The city of **Königsberg** (capital of Prussia, now Kaliningrad, Russia) has the Pregel River running through the middle, with islands at the centre of the river connected by seven bridges. Is it possible to cross all of these bridges while only crossing them only once each?

If you try to solve this problem, you soon discover that it is incredibly difficult not to cross the same bridge twice. But it is difficult to tackle this problem in a brute force manner. To calculate all of the permutations in the order of bridges, you use 7! = 7 x 6 x 5 x 4 x 3 x 2 x 1 = 5040, meaning that there are 5040 possible arrangements of bridges.
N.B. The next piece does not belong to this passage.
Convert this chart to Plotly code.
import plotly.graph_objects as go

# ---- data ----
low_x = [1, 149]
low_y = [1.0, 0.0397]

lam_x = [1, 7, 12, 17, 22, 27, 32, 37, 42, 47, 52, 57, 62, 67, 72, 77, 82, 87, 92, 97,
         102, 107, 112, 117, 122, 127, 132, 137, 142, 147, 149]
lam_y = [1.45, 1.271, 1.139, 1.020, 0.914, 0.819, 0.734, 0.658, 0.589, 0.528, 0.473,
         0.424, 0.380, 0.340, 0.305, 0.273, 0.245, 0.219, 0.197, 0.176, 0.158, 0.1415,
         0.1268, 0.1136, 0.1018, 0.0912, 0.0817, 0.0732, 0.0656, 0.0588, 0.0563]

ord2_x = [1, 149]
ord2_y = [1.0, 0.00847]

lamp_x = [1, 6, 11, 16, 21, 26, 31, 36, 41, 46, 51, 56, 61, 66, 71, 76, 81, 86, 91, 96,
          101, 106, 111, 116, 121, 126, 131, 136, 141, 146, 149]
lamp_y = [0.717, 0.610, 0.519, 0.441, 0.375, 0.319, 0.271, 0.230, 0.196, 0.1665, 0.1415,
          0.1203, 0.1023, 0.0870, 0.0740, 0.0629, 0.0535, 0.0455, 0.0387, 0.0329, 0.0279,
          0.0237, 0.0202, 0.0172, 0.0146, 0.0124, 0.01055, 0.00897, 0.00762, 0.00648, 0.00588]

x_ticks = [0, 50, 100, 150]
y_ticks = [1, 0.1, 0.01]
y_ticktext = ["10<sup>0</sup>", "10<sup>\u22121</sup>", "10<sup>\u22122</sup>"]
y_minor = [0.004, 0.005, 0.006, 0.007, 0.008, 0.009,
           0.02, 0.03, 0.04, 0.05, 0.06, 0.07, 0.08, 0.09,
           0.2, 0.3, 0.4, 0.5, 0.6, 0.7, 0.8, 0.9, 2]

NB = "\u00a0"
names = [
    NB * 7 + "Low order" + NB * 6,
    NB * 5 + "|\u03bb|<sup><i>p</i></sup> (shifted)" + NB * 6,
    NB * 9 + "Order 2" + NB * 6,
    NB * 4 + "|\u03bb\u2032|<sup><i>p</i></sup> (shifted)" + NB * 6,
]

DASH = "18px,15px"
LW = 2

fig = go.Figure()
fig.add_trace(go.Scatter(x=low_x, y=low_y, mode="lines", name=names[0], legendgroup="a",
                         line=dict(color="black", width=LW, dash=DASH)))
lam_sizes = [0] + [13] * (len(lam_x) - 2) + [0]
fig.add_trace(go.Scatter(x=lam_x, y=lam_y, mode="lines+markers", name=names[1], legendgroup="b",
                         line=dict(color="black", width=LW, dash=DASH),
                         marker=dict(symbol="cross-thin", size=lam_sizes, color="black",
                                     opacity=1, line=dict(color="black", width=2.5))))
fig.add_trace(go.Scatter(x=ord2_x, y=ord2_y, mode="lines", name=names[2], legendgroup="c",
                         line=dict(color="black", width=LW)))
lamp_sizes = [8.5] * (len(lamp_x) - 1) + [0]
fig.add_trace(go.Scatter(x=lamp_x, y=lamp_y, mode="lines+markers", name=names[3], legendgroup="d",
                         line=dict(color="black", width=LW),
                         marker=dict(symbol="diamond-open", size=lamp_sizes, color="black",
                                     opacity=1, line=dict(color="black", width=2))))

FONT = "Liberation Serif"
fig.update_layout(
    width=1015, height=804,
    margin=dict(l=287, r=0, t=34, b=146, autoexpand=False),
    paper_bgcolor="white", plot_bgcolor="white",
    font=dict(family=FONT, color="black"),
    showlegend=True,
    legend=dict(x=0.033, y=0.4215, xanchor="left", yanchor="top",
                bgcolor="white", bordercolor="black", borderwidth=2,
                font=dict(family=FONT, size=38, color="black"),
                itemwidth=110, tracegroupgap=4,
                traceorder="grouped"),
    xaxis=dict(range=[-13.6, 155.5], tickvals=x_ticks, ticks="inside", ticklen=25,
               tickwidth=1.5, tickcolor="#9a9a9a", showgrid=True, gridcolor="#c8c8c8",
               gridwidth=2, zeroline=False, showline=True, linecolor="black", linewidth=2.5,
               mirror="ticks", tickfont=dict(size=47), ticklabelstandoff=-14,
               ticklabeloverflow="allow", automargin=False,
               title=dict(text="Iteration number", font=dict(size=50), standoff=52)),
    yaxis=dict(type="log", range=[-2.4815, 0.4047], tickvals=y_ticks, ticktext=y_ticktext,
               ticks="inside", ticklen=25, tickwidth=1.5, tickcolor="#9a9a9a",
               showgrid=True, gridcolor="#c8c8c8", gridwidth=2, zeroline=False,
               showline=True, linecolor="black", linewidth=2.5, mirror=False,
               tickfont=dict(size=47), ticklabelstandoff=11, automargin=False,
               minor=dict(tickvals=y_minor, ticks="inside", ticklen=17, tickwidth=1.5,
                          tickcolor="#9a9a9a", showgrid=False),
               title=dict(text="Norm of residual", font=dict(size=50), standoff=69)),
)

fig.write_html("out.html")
Then how can you prove if the problem is solvable or not?

The great mathematician **Leonhard Euler**, upon being asked to solve the problem, is reported to have said that the problem is **impossible **to solve on the spot. In 1735, he proved his answer by modelling the seven bridges of Königsberg in a diagram of four dots connected by lines (representing the bridges).

By using this model, the problem is converted into a “draw in one stroke” problem, which is also called a **Euler walk** to honour Euler’s contributions. Euler discovered many properties and laws regarding such problems. If a certain point is the starting point, then the line must first leave the point, then even if it comes back to the point, it must leave again. Ergo, the starting point must have an odd number of lines connected to it. The opposite applies to the ending point, where a line must enter the point, and if it leaves the point it must come back to it. Ergo, the ending point must also have an odd number of lines connected to it. In the case of a Euler walk, the starting and ending points are identical, so the number of lines is the sum of two odd numbers, making it an even number. Thus, to find out whether a picture can be drawn using one line, use the following laws:

- If there are no
*points of odd degree* (odd number of lines), the starting and ending points are identical.
- If there are two points of odd degree, the starting and ending points are different.
- If there are one of more than two points of odd degree, it is impossible to draw using one stroke.

Thus, **a Euler walk is only possible if there are 0 or 2 points of odd degree**. Looking at the seven bridges of Königsberg problem, we can see that A is connected to 5 lines and B, C and D are connected to 3 lines each. As there are four points of odd degree, we have thus proved that it is impossible to draw a path that crosses all the bridges while not crossing any bridge more than once.